Scheme Theoretic Image (Hartshorne Ex.II.3.11.d)

Question

The exercise asks to establish that given a morphism of schemes $f: Z \rightarrow X$, there is a unique closed subscheme $Y \rightarrow X$, such that 1) $f$ factors through $Y$, and 2) whenever $Y'$ is another closed subscheme of $X$ such that $f$ factors through $Y'$, then $Y \rightarrow X$ factors through $Y'$.

Most of the treatments of this problem i came across use a sheaf-of-ideals approach. Instead, i have been thinking about two more direct approaches (direct in the sense that Hartshorne poses this problem prior to introducing sheaves of ideals).

First Aproach: As a topological space, let $Y$ be the topological closure in $X$ of the image of $f$. Let $i: Y \rightarrow X$ be the inclusion map, and assign to $Y$ the sheaf $\mathcal O_Y:=i^{-1} \operatorname{im}f^{\#}$, where $f^{\#}: \mathcal{O}_X \rightarrow f_* \mathcal{O}_Z$. Then the morphism of sheaves $\mathcal{O}_X \rightarrow i_* \mathcal{O}_Y$ is the one given by composing $f^{\#}$ with the canonical morphism $\operatorname{im}f^{\#} \rightarrow i_* i^{-1} \operatorname{im}f^{\#}$, and it is surjective by construction. Denoting by $f'$ the morphism $f$ with target $Y$, one gives a morphism $ \mathcal{O}_Y \rightarrow f'_* \mathcal{O}_Z$, by starting with the inclusion $\operatorname{im}f^{\#} \rightarrow f_* \mathcal{O}_Z$, and then passing to $\mathcal{O}_Y=i^{-1}\operatorname{im}f^{\#} \rightarrow i^{-1} f_* \mathcal{O}_Z = f'_* \mathcal{O}_Z$. One similarly checks the commutation of the diagram on the level of sheaves and the universal property of $Y$. Do you agree with this approach?

Second Aproach: If $X = \operatorname{Spec} A$ is affine, then we can cover $Z$ by open affines $\operatorname{Spec} B_i$ and the morphism $f$ is given locally by ring homomorphisms $\phi_i : A \rightarrow B_i$. Then we can take $Y$ to be $\operatorname{Spec} (A/\cap_i\operatorname{ker} \phi_i)$. If $X$ is not affine, then it is reasonable to cover it by open affines $X = \bigcup \operatorname{Spec} A_j$, define $Y$ locally at each $\operatorname{Spec} A_j$ as above, and then glue the $Y_j$. However, this might be problematic because the union of all $Y_j$ might not even be a closed set of $X$. How can this difficulty be surpassed?

Answer 1

Unfortunately, neither of these two approaches can work because the underlying set of the scheme-theoretic image is not in general the closure of the set-theoretic image of $f:X\to Y$. Here is an example, taken from Vakil's text:

Let $X=\coprod_{n\geq 0} \operatorname{Spec} k[x]/(x^n)$, let $Y=\operatorname{Spec} k[x]$, and define $f:X\to Y$ by the obvious map $\operatorname{Spec} k[x]/(x^n) \to \operatorname{Spec} k[x]$ on each component. Then the set-theoretic image of $f$ is just $(x)$, but the scheme-theoretic image is all of $Y$: the statement about factorization means we're looking to find the kernel $I$ of the map $k[x]\to \prod_{n\geq 0} k[x]/(x^n)$, and then the closed subscheme which is the scheme-theoretic image is $\operatorname{Spec} k[x]/I$. It is straightforward to see that $I$ must be zero: if a polynomial in $x$ is zero modulo every $x^n$, it must be zero.

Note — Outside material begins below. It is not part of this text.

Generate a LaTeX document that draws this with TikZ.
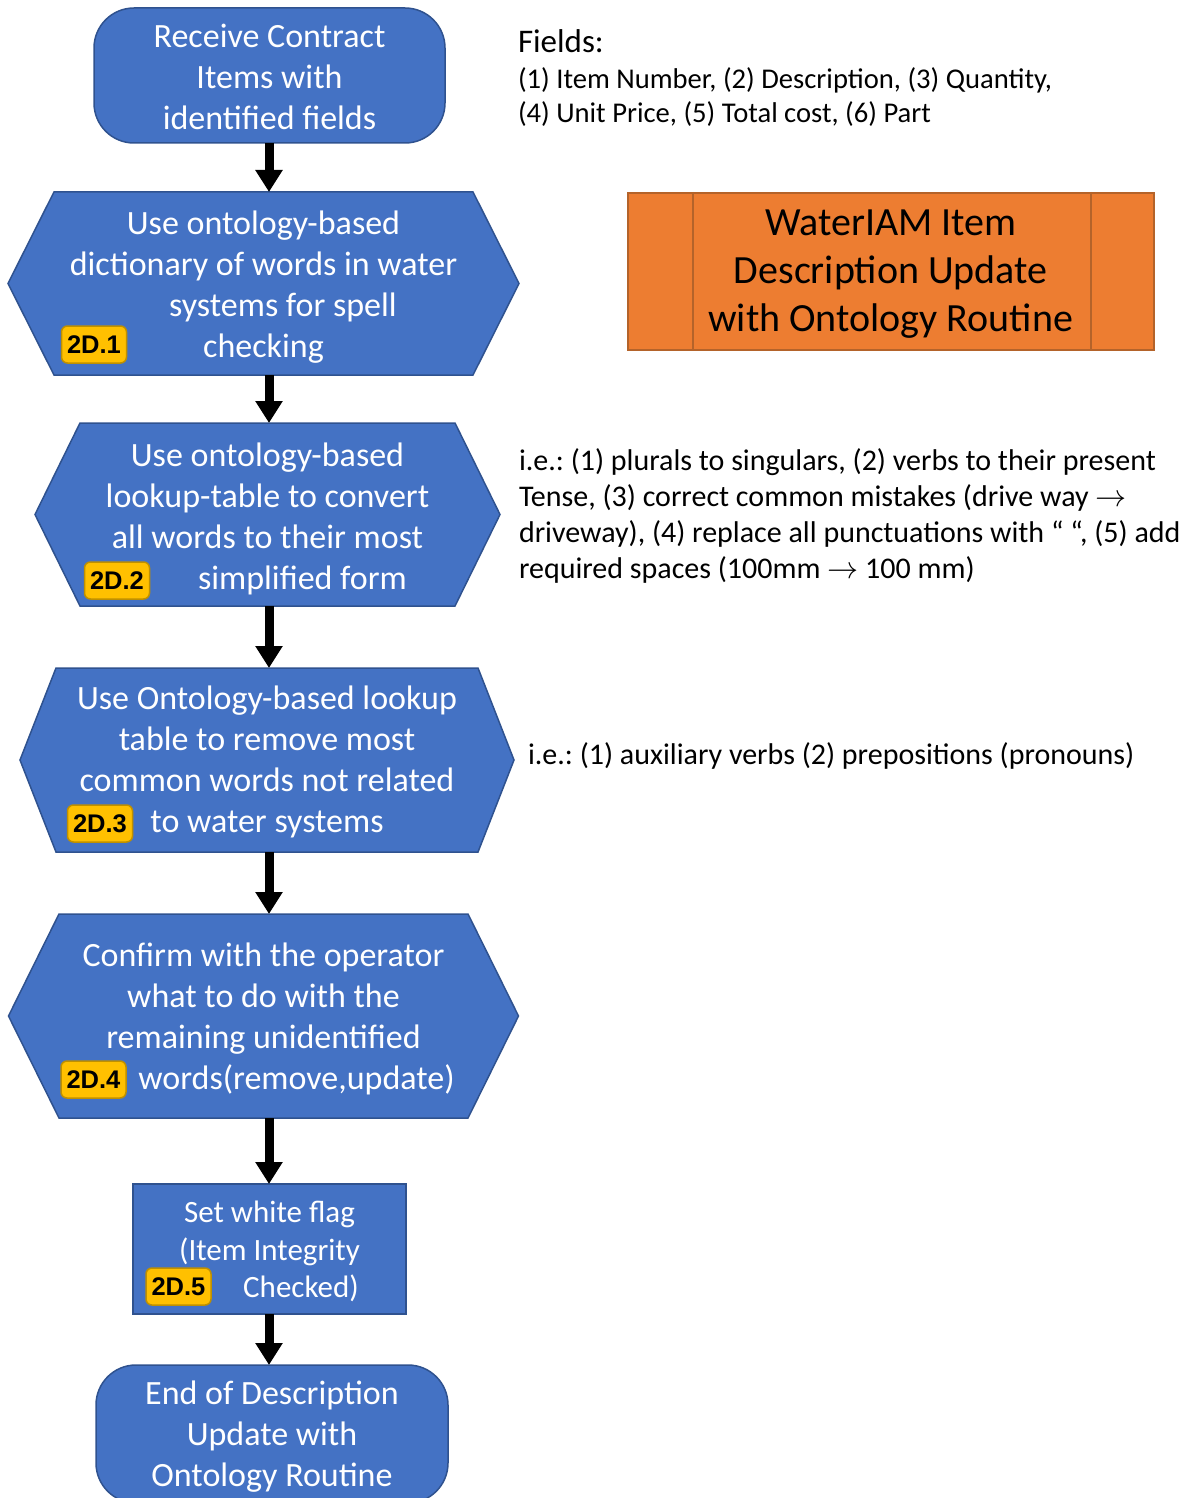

If you're looking to solve this problem without dealing quite so heavily in sheaves of ideals, here is an outline of how you might be able to do it. First, the set of closed subschemes through which $f$ factors is nonempty, because $Y$ is in it: $id:Y\to Y$ is a closed immersion. Next, given any collection of closed subschemes $\{Z_i\}_{i\in I}$ through which $f$ factors, prove that $f$ also factors through the scheme-theoretic intersection $\bigcap_{i\in I} Z_i$. (It seems to me that you kind of have to think at least a little about ideal sheaves here in order to define the structure sheaf on this, but we don't have to say quasi-coherent here in contrast to something like Stacks Project's proof.) We can now conclude that $\bigcap_{i\in I} Z_i$ is the smallest such closed subscheme essentially by construction.

(One piece of commentary on exercise II.3.11: I think it would be more natural to develop the theory of quasi-coherent sheaves first. Sections II.3 and II.5 don't actually depend on each other that much, and I think you could put II.5 before II.3 without too much trouble.)